▸ **GIVEN DATA**:
- - - - -

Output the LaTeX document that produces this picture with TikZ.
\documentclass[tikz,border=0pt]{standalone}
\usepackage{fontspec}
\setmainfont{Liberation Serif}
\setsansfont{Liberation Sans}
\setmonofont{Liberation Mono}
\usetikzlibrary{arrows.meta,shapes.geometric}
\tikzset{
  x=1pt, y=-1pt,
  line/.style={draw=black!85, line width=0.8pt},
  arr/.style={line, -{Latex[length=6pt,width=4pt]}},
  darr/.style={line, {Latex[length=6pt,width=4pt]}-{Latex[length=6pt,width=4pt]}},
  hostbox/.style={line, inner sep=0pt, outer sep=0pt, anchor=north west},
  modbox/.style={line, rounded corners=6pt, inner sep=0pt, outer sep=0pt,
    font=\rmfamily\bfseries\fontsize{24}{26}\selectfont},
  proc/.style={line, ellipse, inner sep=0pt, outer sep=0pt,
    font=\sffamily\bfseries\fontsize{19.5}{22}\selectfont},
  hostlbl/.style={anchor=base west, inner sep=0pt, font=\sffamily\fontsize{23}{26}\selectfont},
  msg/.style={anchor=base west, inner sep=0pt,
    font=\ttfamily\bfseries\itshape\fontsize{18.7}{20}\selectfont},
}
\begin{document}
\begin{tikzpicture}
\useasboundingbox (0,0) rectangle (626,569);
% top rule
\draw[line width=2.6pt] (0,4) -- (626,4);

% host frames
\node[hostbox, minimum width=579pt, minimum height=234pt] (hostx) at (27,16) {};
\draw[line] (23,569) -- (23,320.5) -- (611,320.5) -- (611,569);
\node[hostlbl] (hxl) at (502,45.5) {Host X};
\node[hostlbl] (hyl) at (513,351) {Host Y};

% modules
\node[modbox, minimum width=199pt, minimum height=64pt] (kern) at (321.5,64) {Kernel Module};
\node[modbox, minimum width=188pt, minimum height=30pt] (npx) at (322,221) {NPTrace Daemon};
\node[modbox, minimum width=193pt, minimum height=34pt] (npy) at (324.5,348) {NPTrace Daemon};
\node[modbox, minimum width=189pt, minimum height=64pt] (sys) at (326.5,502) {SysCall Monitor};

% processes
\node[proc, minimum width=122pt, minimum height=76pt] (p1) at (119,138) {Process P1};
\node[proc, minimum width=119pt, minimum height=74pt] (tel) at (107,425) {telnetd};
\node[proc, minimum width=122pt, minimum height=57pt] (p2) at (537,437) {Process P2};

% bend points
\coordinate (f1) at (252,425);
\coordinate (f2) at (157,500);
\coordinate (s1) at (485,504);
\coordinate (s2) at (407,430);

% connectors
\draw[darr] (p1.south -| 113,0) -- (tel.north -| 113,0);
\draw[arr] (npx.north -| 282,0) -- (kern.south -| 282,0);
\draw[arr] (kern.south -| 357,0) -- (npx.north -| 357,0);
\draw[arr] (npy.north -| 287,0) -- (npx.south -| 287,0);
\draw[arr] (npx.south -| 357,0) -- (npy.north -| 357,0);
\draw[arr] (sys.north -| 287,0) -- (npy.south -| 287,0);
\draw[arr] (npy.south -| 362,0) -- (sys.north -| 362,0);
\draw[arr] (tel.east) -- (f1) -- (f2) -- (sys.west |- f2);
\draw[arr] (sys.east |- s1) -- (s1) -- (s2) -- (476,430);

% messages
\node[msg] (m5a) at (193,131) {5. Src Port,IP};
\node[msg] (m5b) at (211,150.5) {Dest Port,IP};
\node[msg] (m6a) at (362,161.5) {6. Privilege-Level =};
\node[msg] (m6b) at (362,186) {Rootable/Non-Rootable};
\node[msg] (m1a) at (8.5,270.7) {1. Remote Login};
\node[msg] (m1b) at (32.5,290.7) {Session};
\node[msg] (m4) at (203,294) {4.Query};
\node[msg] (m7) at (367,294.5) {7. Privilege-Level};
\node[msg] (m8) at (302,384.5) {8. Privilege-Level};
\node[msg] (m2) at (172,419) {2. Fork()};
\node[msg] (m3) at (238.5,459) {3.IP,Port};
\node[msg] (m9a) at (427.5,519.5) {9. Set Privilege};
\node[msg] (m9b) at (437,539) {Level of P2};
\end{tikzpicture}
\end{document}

- - - - -

▸ **PROBLEM STATEMENT**:
Every line of the material must be returned exactly as it appears.

▸ **FINISHED ANSWER**:
Output the LaTeX document that produces this picture with TikZ.
\documentclass[tikz,border=0pt]{standalone}
\usepackage{fontspec}
\setmainfont{Liberation Serif}
\setsansfont{Liberation Sans}
\setmonofont{Liberation Mono}
\usetikzlibrary{arrows.meta,shapes.geometric}
\tikzset{
  x=1pt, y=-1pt,
  line/.style={draw=black!85, line width=0.8pt},
  arr/.style={line, -{Latex[length=6pt,width=4pt]}},
  darr/.style={line, {Latex[length=6pt,width=4pt]}-{Latex[length=6pt,width=4pt]}},
  hostbox/.style={line, inner sep=0pt, outer sep=0pt, anchor=north west},
  modbox/.style={line, rounded corners=6pt, inner sep=0pt, outer sep=0pt,
    font=\rmfamily\bfseries\fontsize{24}{26}\selectfont},
  proc/.style={line, ellipse, inner sep=0pt, outer sep=0pt,
    font=\sffamily\bfseries\fontsize{19.5}{22}\selectfont},
  hostlbl/.style={anchor=base west, inner sep=0pt, font=\sffamily\fontsize{23}{26}\selectfont},
  msg/.style={anchor=base west, inner sep=0pt,
    font=\ttfamily\bfseries\itshape\fontsize{18.7}{20}\selectfont},
}
\begin{document}
\begin{tikzpicture}
\useasboundingbox (0,0) rectangle (626,569);
% top rule
\draw[line width=2.6pt] (0,4) -- (626,4);

% host frames
\node[hostbox, minimum width=579pt, minimum height=234pt] (hostx) at (27,16) {};
\draw[line] (23,569) -- (23,320.5) -- (611,320.5) -- (611,569);
\node[hostlbl] (hxl) at (502,45.5) {Host X};
\node[hostlbl] (hyl) at (513,351) {Host Y};

% modules
\node[modbox, minimum width=199pt, minimum height=64pt] (kern) at (321.5,64) {Kernel Module};
\node[modbox, minimum width=188pt, minimum height=30pt] (npx) at (322,221) {NPTrace Daemon};
\node[modbox, minimum width=193pt, minimum height=34pt] (npy) at (324.5,348) {NPTrace Daemon};
\node[modbox, minimum width=189pt, minimum height=64pt] (sys) at (326.5,502) {SysCall Monitor};

% processes
\node[proc, minimum width=122pt, minimum height=76pt] (p1) at (119,138) {Process P1};
\node[proc, minimum width=119pt, minimum height=74pt] (tel) at (107,425) {telnetd};
\node[proc, minimum width=122pt, minimum height=57pt] (p2) at (537,437) {Process P2};

% bend points
\coordinate (f1) at (252,425);
\coordinate (f2) at (157,500);
\coordinate (s1) at (485,504);
\coordinate (s2) at (407,430);

% connectors
\draw[darr] (p1.south -| 113,0) -- (tel.north -| 113,0);
\draw[arr] (npx.north -| 282,0) -- (kern.south -| 282,0);
\draw[arr] (kern.south -| 357,0) -- (npx.north -| 357,0);
\draw[arr] (npy.north -| 287,0) -- (npx.south -| 287,0);
\draw[arr] (npx.south -| 357,0) -- (npy.north -| 357,0);
\draw[arr] (sys.north -| 287,0) -- (npy.south -| 287,0);
\draw[arr] (npy.south -| 362,0) -- (sys.north -| 362,0);
\draw[arr] (tel.east) -- (f1) -- (f2) -- (sys.west |- f2);
\draw[arr] (sys.east |- s1) -- (s1) -- (s2) -- (476,430);

% messages
\node[msg] (m5a) at (193,131) {5. Src Port,IP};
\node[msg] (m5b) at (211,150.5) {Dest Port,IP};
\node[msg] (m6a) at (362,161.5) {6. Privilege-Level =};
\node[msg] (m6b) at (362,186) {Rootable/Non-Rootable};
\node[msg] (m1a) at (8.5,270.7) {1. Remote Login};
\node[msg] (m1b) at (32.5,290.7) {Session};
\node[msg] (m4) at (203,294) {4.Query};
\node[msg] (m7) at (367,294.5) {7. Privilege-Level};
\node[msg] (m8) at (302,384.5) {8. Privilege-Level};
\node[msg] (m2) at (172,419) {2. Fork()};
\node[msg] (m3) at (238.5,459) {3.IP,Port};
\node[msg] (m9a) at (427.5,519.5) {9. Set Privilege};
\node[msg] (m9b) at (437,539) {Level of P2};
\end{tikzpicture}
\end{document}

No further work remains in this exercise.